US Imposes Visa Sanctions On Pakistan For Refusing To Take Back Deportees

Update: 2019-04-27 09:51 IST

WASHINGTON: The United States has imposed sanctions on Pakistan after it refused to take back its citizen deportees and visa over-stayers from America, warning that it might withhold visas of Pakistanis beginning from its senior officials.

The State Department on Friday said consular operations in Pakistan remain "unchanged" as of now but as a result of such a sanction mentioned in a Federal Register notification dated April 22, the US might withhold visas of Pakistani nationals.

Pakistan is the latest to join the list of 10 nations that have been imposed with sanctions under a US law according to which countries refusing to take back deportees and visa over-stayers will be denied American visas.

The other countries include Ghana, Guyana in 2001, the Gambia in 2016, Cambodia, Eritrea, Guinea, and Sierra Leone in 2017, Burma and Laos in 2018.

Under Section 243 (d) of the Immigration and Nationality Act, the Secretary of State is required to discontinue granting immigration or non-immigrant visas to a nation upon receiving notice from the Homeland Security Secretary that the country has denied or is unreasonably delaying accepting a citizen, subject, national or resident of that country.

The State Department tried to downplay the impact of the sanctions on Pakistan.

"Consular operations in Pakistan remain unchanged," a State Department Spokesperson said. "This is a bilateral issue of ongoing discussion between the US and Pakistani governments and we are not going to get into the specifics at this time," the spokesperson added.

"For some countries, sanctions begin by targeting officials who work in the ministries responsible for accepting the return of that country's nationals with escalation scenarios that target family members of those officials and potentially officials of other ministries and then other categories of applicants if initial sanctions do not prove effective at encouraging greater cooperation on removals by the targeted government," the US State Department federal register notification said.

Former Pakistan Ambassador to the US, Hussain Haqqani, said this will make things difficult for Pakistanis.

"This measure will create hardship for Pakistanis who want or need to travel to the US and could have been avoided if Pakistani authorities had not ignored American requests to respect their legal requirements for deportation," Mr Haqqani said, days after the federal register notification.

He said Pakistan's refusal to accept it's citizen deported from the US is not new.

"Pakistan's refusal to accept every Pakistani citizen deported from the US is not new. It seems that the US is no longer willing to overlook a wide range of official Pakistani behaviour.

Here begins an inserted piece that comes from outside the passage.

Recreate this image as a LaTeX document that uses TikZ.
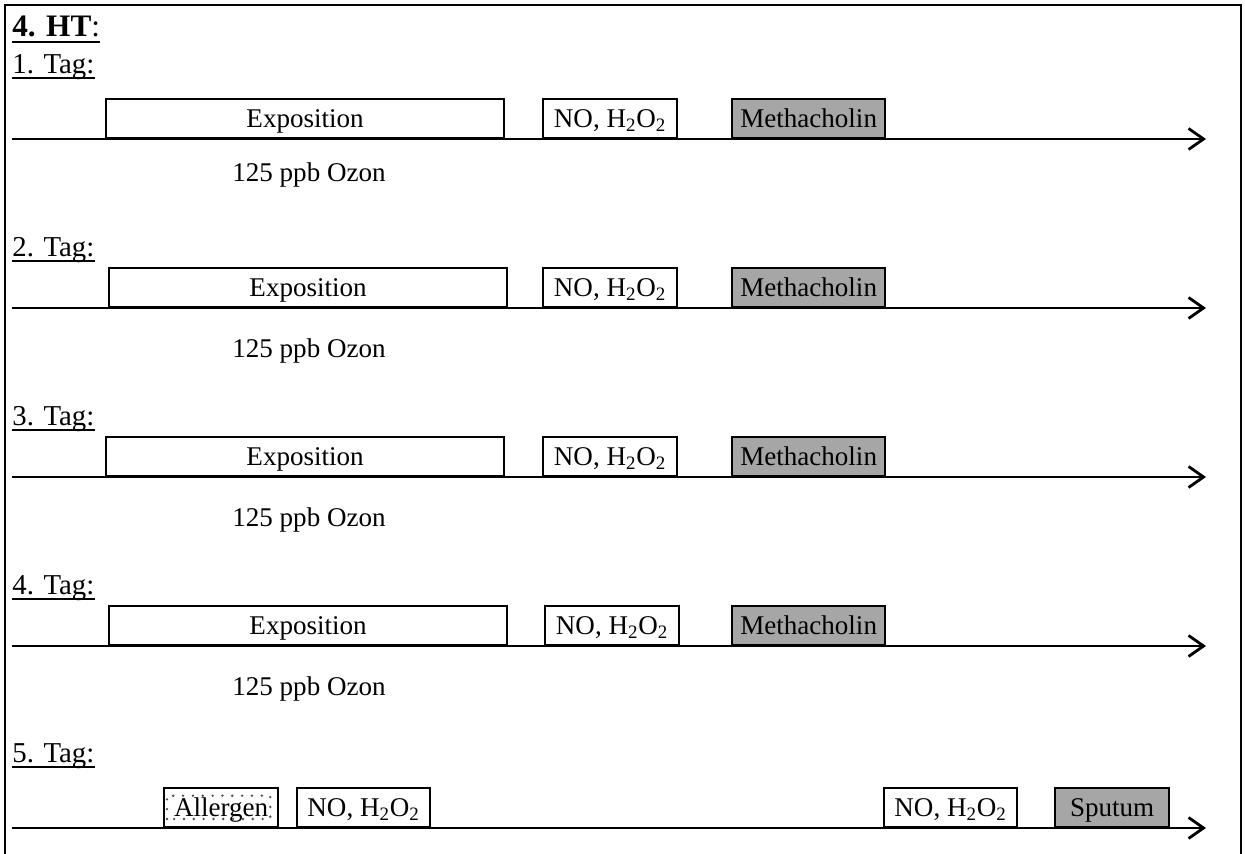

Bonhomie has been replaced by sanctions and restrictions based on Islamabad's policy decisions," Mr Haqqani said.

While the law in this regard has been under existence since 1996, it is only in last several years that there had been increasing demand from lawmakers towards its enforcement against countries that had refused to accept deportees and visa over-stayers.

In the last few years, India has been taking such deportees on special planes at regular intervals.

The Trump administration after coming to power had said it will strictly enforce such provisions under the law.

While section 243 (d) of the Immigration and Nationality Act was used only twice before 2017, the Trump Administration has been effective in using this provision on many countries, including Pakistan.

However, the State Department federal register notification indicates that the number of visa denials under this sanction is far less.

Since the law was modified to cover non-immigrant visas in 1996, 318 visa applicants have been affected, the notification said.

"During this same time period, tens of millions of aliens have received non-immigrant visas including, collectively, millions of applicants from the 10 countries affected," the notification said.

The Federal Register notification said that there is no set formula, though, notably the US has never issued a blanket refusal for visas from the countries in question.